Dexus has sold its interests in two offices in Sydney’s CBD and Parramatta totalling $555m – the company’s latest Sydney office disposals in recent weeks.  

The company divested its 50% interest in 309-321 Kent Street, Sydney for $401 million, while the Dexus Office Partnership sold the 140 & 150 George Street, Parramatta property to Mintus for $154 million. 

The Kent Street property comprises 47,702 sqm of lettable area across two grade-A office buildings and was 93% occupied with a weighted average lease expiry (WALE) of 3.5 years. 

The 150 George Street asset is a 21,964 sqm grade-A office that recently became vacant following the departure of the Commonwealth Bank, while the 140 George Street property is an adjacent 2,271 sqm site.  

Dexus said it would use the net proceeds of both sales to repay debt.  

The deals follow Dexus’ sale of a Sydney CBD office to Charter Hall’s prime office fund for $385 million last month, representing an initial passing yield of 5.1%.  

The 17,928 sqm, grade-A office building at 383-395 Kent Street is located in the western corridor of the Sydney CBD. 

Dexus also sold the 14,600 sqm office at 201 Miller Street, North Sydney to LaSalle Investment Management for $152.4 million last month. 
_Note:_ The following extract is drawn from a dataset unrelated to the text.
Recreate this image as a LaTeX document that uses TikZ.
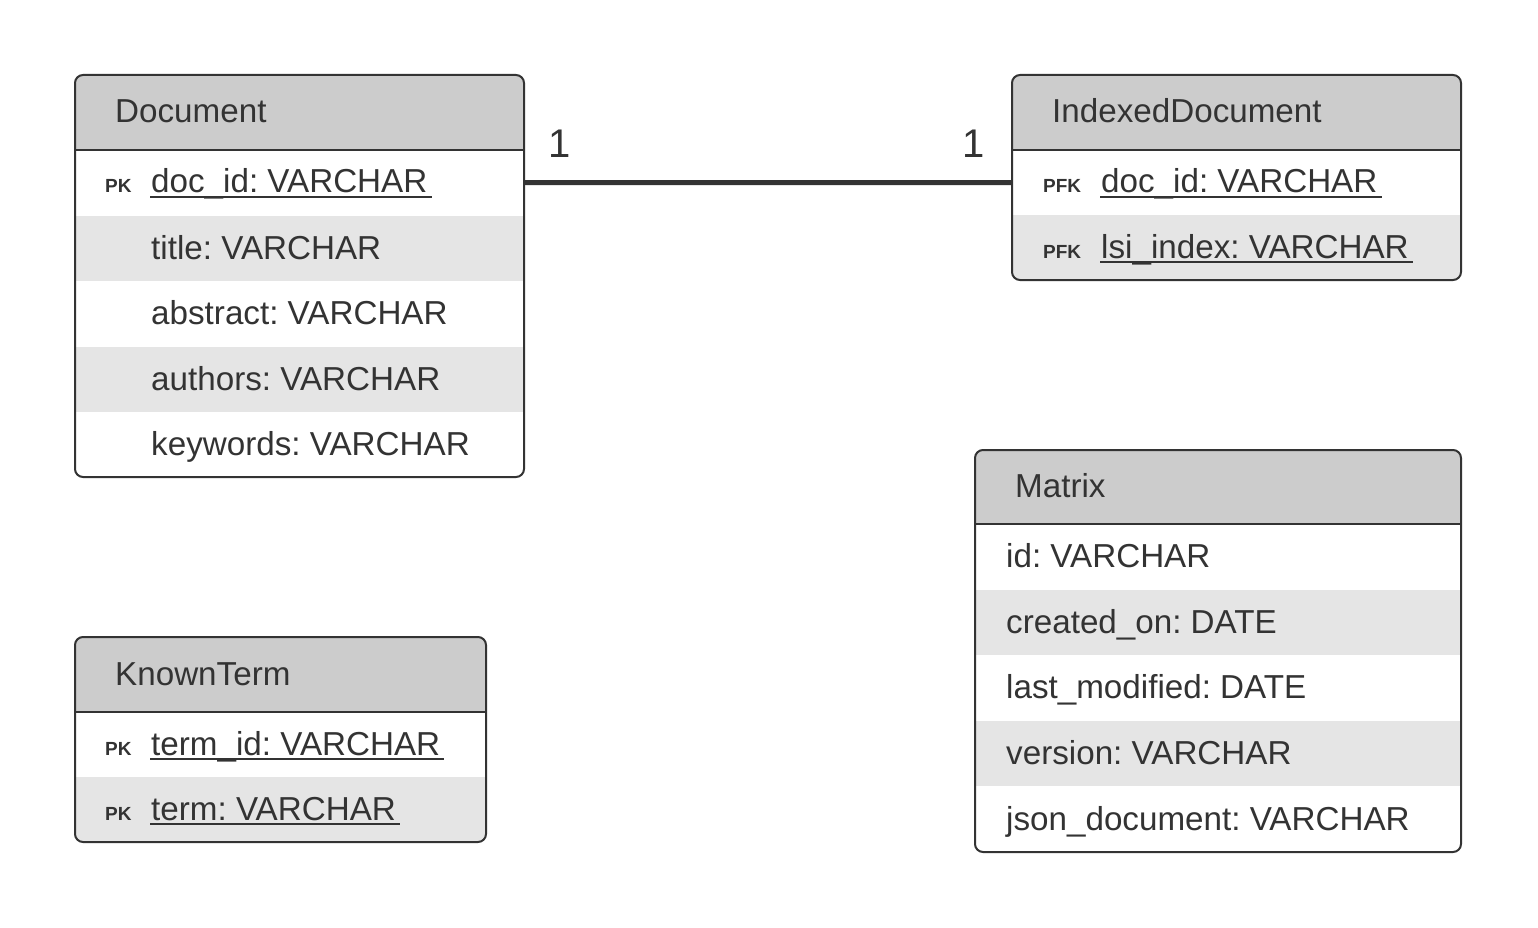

There have been numerous Sydney office deals in recent months, including Abacus Property’s acquisition of a Sydney CBD office building for $250 million in late December.  

Last month, Stadia Capital purchased a Harry Seidler-designed office building in North Sydney from a consortium of investors for more than $80 million, as the Australian Unity Office Fund sold a grade-B office in Parramatta for $66 million.  

Singapore-listed CapitaLand Integrated Commercial Trust purchased two grade-A office buildings in Sydney for $330.7 million, while Keppel REIT purchased a grade-A office development in North Sydney for $327.7 million. 

Beyond Sydney, Irongate Group recently snapped up a 50% interest in an office building in Melbourne’s Cremorne for $130 million, while ISPT bought the headquarters of Victoria’s Country Fire Authority in Melbourne’s eastern suburbs for $35.8 million. 

In Brisbane, Forza Capital purchased a grade-B office building in the Brisbane CBD for $41 million, while Cromwell Property Group bought a nearby office building in Brisbane’s CBD for $184.7 million. 

In Canberra, Growthpoint Properties recently bought a grade-A office building in Canberra for $84.6 million, in addition to GIC and Charter Hall recently forming a joint venture to buy the 50 Marcus Clarke office building in Canberra’s CBD for $335 million.